1982’s Liquid Sky is one of those odd ’80s cult movies that not many remember, even fewer remember fondly, but is reveried among those who do. But it is for those latter people that the new Liquid Sky Blu-ray/DVD combo pack is made, as it not only presents the film with better picture and sound than any previous home version, but also has almost every extra you’d want, including some new ones.
For fans of the film, the best thing about the Liquid Sky Blu-ray/DVD combo pack is the movie itself; specifically, how it looks and sounds here. Granted, its picture isn’t as good as something new like Star Wars: The Last Jedi, but it is crisp and clean and looks better than a lot of thirty-six year-old movies we’ve seen on Blu-ray. And the same can be said for the sound as well.
Augmenting the movie on the Liquid Sky Blu-ray/DVD combo pack is a short but interesting introduction from director, co-writer, and co-producer Slava Tsukerman, as well as an in-depth running commentary by Tsukerman co-writer and star Anne Carlisle (though why the box and menu only mentions Tsukerman is a bit odd). Granted, Tsukerman is a little hard to understand here, given his thick Russian accent, but this commentary still manages to be both informative and entertaining without being too film school-esque.
Similar territory is also explored in “Liquid Sky Revisited,” a new and nearly hour-long documentary on the Liquid Sky Blu-ray/DVD combo pack that explores the making of this movie. It is joined by new (though short) interviews with Tsukerman and Carlisle, as well as footage from a thirty-seven-minute-long audience Q&A with Tsukerman, Carlisle, and co-composer Clive Smith that was part of a 2017 screening held at the Alamo Drafthouse Yonkers. All of which give further insight into the film’s creation, often touching upon things not covered in the commentary.
Further adding to the experience, the Liquid Sky Blu-ray/DVD combo pack has thirteen minutes of previously unseen footage, as well as an alternate opening. And while they’re interesting, they could’ve used something that explains why they weren’t used in the movie. There’s also nearly a dozen minutes of the cast rehearsing which — though crude, both visually and aurally — is still interesting to watch, if only once.
The Liquid Sky Blu-ray/DVD combo pack also includes an option to watch the movie with just the score, no dialog, which is especially good for fans of the movie’s music, given that the soundtrack is out of print (though you can find copies on vinyl if you look hard…or click here).
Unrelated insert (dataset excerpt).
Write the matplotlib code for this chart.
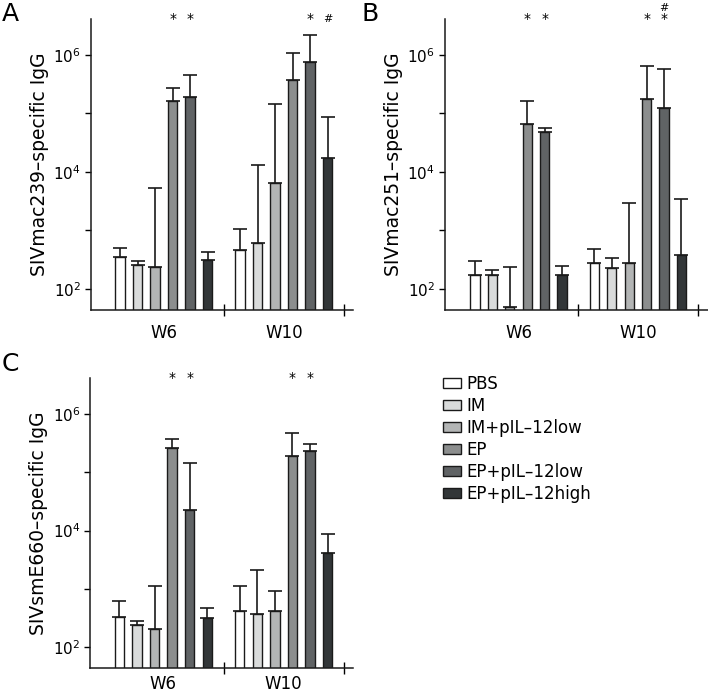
import matplotlib
matplotlib.use("Agg")
import matplotlib.pyplot as plt
import matplotlib.transforms as mtransforms
from matplotlib.patches import Patch
from matplotlib.ticker import FixedLocator, NullFormatter
import numpy as np

plt.rcParams['font.family'] = ['DejaVu Sans']

groups = ["W6", "W10"]
series = ["PBS", "IM", "IM+pIL\u201312low", "EP", "EP+pIL\u201312low", "EP+pIL\u201312high"]
colors = ["#ffffff", "#d9dbdb", "#b3b5b5", "#8c8e8e", "#606365", "#323638"]

# Panel A: SIVmac239
a_vals = [[350, 257, 234, 162000, 190000, 310],
          [465, 610, 6450, 380000, 760000, 17000]]
a_errs = [[500, 300, 5300, 275000, 460000, 425],
          [1050, 13200, 145000, 1100000, 2200000, 87000]]
# Panel B: SIVmac251
b_vals = [[172, 172, 49, 67000, 48000, 172],
          [271, 228, 271, 178000, 125000, 383]]
b_errs = [[293, 211, 231, 163000, 57000, 245],
          [470, 330, 2950, 650000, 575000, 3450]]
# Panel C: SIVsmE660
c_vals = [[327, 242, 206, 258000, 23000, 310],
          [414, 368, 414, 193000, 232000, 4070]]
c_errs = [[630, 283, 1120, 370000, 147000, 466],
          [1120, 2090, 935, 466000, 307000, 8900]]

# significance marks: (group, series index, symbol, row)
a_marks = [(0, 3, "*", 0), (0, 4, "*", 0), (1, 4, "*", 0), (1, 5, "#", 0)]
b_marks = [(0, 3, "*", 0), (0, 4, "*", 0), (1, 3, "*", 0), (1, 4, "*", 0), (1, 4, "#", 1)]
c_marks = [(0, 3, "*", 0), (0, 4, "*", 0), (1, 3, "*", 0), (1, 4, "*", 0)]

ylabels = ["SIVmac239\u2013specific IgG", "SIVmac251\u2013specific IgG", "SIVsmE660\u2013specific IgG"]
letters = ["A", "B", "C"]

W, H = 708, 698
fig = plt.figure(figsize=(W / 100, H / 100), dpi=100)

def px_axes(x0, y0, x1, y1):
    return fig.add_axes([x0 / W, 1 - y1 / H, (x1 - x0) / W, (y1 - y0) / H])

axA = px_axes(90.7, 19, 352.7, 310)
axB = px_axes(444.7, 19, 708, 310)
axC = px_axes(90, 378.3, 352.7, 668.3)

spacing = 0.146
bw = 0.078
offsets = (np.arange(6) - 2.5) * spacing

def draw(ax, vals, errs, marks, ylabel, xlim, xpad):
    for g in range(2):
        for s in range(6):
            x = g + offsets[s]
            v = vals[g][s]
            e = errs[g][s]
            ax.bar(x, v, width=bw, color=colors[s], edgecolor="#1a1a1a",
                   linewidth=1.0, zorder=2, bottom=1e-3)
            ax.errorbar(x, v, yerr=[[0], [e - v]], fmt="none", ecolor="#1a1a1a",
                        elinewidth=1.2, capsize=5, capthick=1.2, zorder=1)
    ax.set_yscale("log")
    ax.set_ylim(10 ** 1.636, 10 ** 6.615)
    ax.set_xlim(*xlim)
    ax.yaxis.set_major_locator(FixedLocator([1e2, 1e4, 1e6]))
    ax.yaxis.set_minor_locator(FixedLocator([1e3, 1e5]))
    ax.yaxis.set_minor_formatter(NullFormatter())
    ax.set_yticklabels([r"$10^2$", r"$10^4$", r"$10^6$"])
    ax.tick_params(axis="y", which="both", direction="out", length=4, width=1,
                   labelsize=11, pad=3)
    ax.set_xticks([0.5, 1.5])
    ax.set_xticklabels([])
    ax.tick_params(axis="x", which="major", direction="inout", length=8, width=1)
    ax.set_xticks([0, 1], minor=True)
    ax.set_xticklabels(groups, minor=True)
    ax.tick_params(axis="x", which="minor", length=0, labelsize=12, pad=xpad)
    for sp in ["top", "right"]:
        ax.spines[sp].set_visible(False)
    for sp in ["left", "bottom"]:
        ax.spines[sp].set_linewidth(1.1)
        ax.spines[sp].set_color("#1a1a1a")
    ax.set_ylabel(ylabel, fontsize=13.5, labelpad=3)
    trans = mtransforms.blended_transform_factory(ax.transData, ax.transAxes)
    for g, s, sym, row in marks:
        ax.text(g + offsets[s], 1.0 + row * 0.037, sym, transform=trans,
                ha="center", va="center", fontsize=10 if sym == "*" else 8,
                clip_on=False)

draw(axA, a_vals, a_errs, a_marks, ylabels[0], (-0.609, 1.574), 10)
draw(axB, b_vals, b_errs, b_marks, ylabels[1], (-0.618, 1.587), 10)
draw(axC, c_vals, c_errs, c_marks, ylabels[2], (-0.61, 1.574), 5)

for lt, (x, y) in zip(letters, [(2, 2), (362, 2), (2, 352)]):
    fig.text(x / W, 1 - y / H, lt, fontsize=18, ha="left", va="top")

handles = [Patch(facecolor=c, edgecolor="#1a1a1a", linewidth=1.0) for c in colors]
fig.legend(handles, series, loc="upper left", bbox_to_anchor=(443 / W, 1 - 375 / H),
           frameon=False, fontsize=12, handlelength=1.05, handleheight=0.6,
           handletextpad=0.35, labelspacing=0.24, borderaxespad=0, borderpad=0)

fig.savefig("out.png", dpi=100)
Rounding out the Liquid Sky Blu-ray/DVD combo pack is a two-minute-long video of promotional photos and production stills, as well as the movie’s original trailers and commercials. The latter of which is especially welcome if, like me, you believe a movie’s Blu-ray/DVD combo pack should present the complete story of a film, and you’re annoyed at how often they don’t include the trailers.
Now, normally, when I get to this point in a review of a movie’s Blu-ray or DVD — including one for movies this old — this would be where I’d mentioned what’s missing or doesn’t work as well as it could. But the Liquid Sky Blu-ray/DVD combo pack actually has everything a hardcore fan of this film would want from its home edition, save for some commentary on the outtakes. (Though an argument could be made that this should’ve also included the soundtrack on CD or digitally). Sure, Liquid Sky isn’t something that has the audience of, say, Star Wars: The Last Jedi, but for fans of this cult classic, this Blu-ray/DVD combo pack is a spot-on collection.